雨に煙るドナウ河
四匹のライオンに守られた鎖橋。向こう側に見えるのが王宮。どの建物も威圧感がある。
ミーティングが終って協力会社を出たのが午後五時半。その会社の社長がタクシーを頼んでくれたので、それに乗ってホテルに戻る。小雨がまだ降っている。しかし、僕は散歩に出ることにした。一年で一番日の長い頃だ。まだ暗くなる前に二時間ほどはあるだろう。
「明日はどうなるか分からないので、見られるだけ見ておこうっと。」
僕はそう言って、買ったばかりの傘を差して外に出た。
ノルウェーには、一眼レフのカメラを持っていったが、出張にはラップトップやケーブルを持っていかねばならないので、大きなカメラは無理。でも、写真は撮りたいので、名刺を少し厚くしたくらいの超小型のカメラをポケットに入れてきた。ノルウェーではあちこちで写真を撮りまくっていて、
「パパって写真中毒じゃないの。」
と娘に言われた。それは当たっている。でも、良い写真を撮る秘訣は、僕に言わせると只ひとつ。「沢山撮ってその中から一番出来の良いのを選ぶ」ことなのだ。それと僕はメモ魔でもある。
ホテルの前にあるブダの丘に登る、丘の上は王宮で、今は美術館になっている。丘の上に立つと、眼下に流量の豊かなドナウ河と、それに架かる有名な「セーチェーニ・鎖橋」が見える。対岸の左側には国会議事堂。小雨に煙ってはいるが、やはり素晴らしい眺めである。世界で有数と言ってもいいくらいの眺望だ。午後七時、美術館は既に閉まっており、丘の上にはほとんど誰もいない。

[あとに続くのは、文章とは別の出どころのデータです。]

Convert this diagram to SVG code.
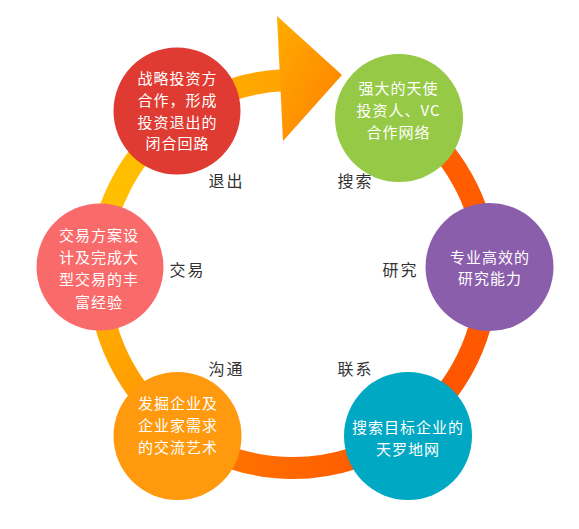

韓国人と思しき女の子がふたり、「セルフィー」を使って眼下の街をバックに自画撮りをしている。ドナウ河畔から丘を上り下りしているケーブルカーも、客がいないためか、駅に停まったままである。
石畳の道を通って、ブダの丘をドナウ河の方に降りて、「鎖橋」を往復する。この橋はブダペストのシンボルで、両側を四匹のライオンが守っている。橋の上から見るブダの丘と、反対側の国会議事堂のシルエットが美しい。ブダの丘のトンネルを潜ってホテルと駅のある側に戻った。このトンネル、一八五七年の開通だというが、奇妙な形をしている。卵を縦にしたような形なのだ。
トンネルの出口の近くの小さなレストランに入り、夕食を取る。何を注文してよいか分からない。ましてや、ハンガリー語のメニューなんて読めるわけがない。そんなときの僕の決まり文句。
「お勧めは何?」
「ガチョウのレバーのステーキなんか、ハンガリーらしくていいのじゃないでしょうか。」
「じゃあ、それ。」
しかし、これは「外れ」だった。確かにレバーは柔らかくて、ジューシーで美味しかった。でも小さな切り身が三つ乗っていただけ、大部分は、トマト味に炒めたジャガイモであった。食前にビールを頼み、食後にパリンカという酒を飲む。これがハンガリーの名物らしい。果物から作った蒸留酒で、アルコールド度が四十度程度、小さなグラスに入っている。イチゴ、プラム、チェリーなど、材料によって微妙に味が違うとのこと。食後に飲むと胃がすっきりする。
八時半頃にレストランを出る。散歩をしている間はずっと小雨が降っていたが、レストランを出た時には雨は上がり、雲も薄くなってきているようだった。明日も、また散歩ができることを期待しつつ、ホテルに戻り、バーでパリンカをもう一杯飲んで眠る。
鎖橋から、ブダ側のマーチャーシュ教会を望む。朝日が当たり美しい。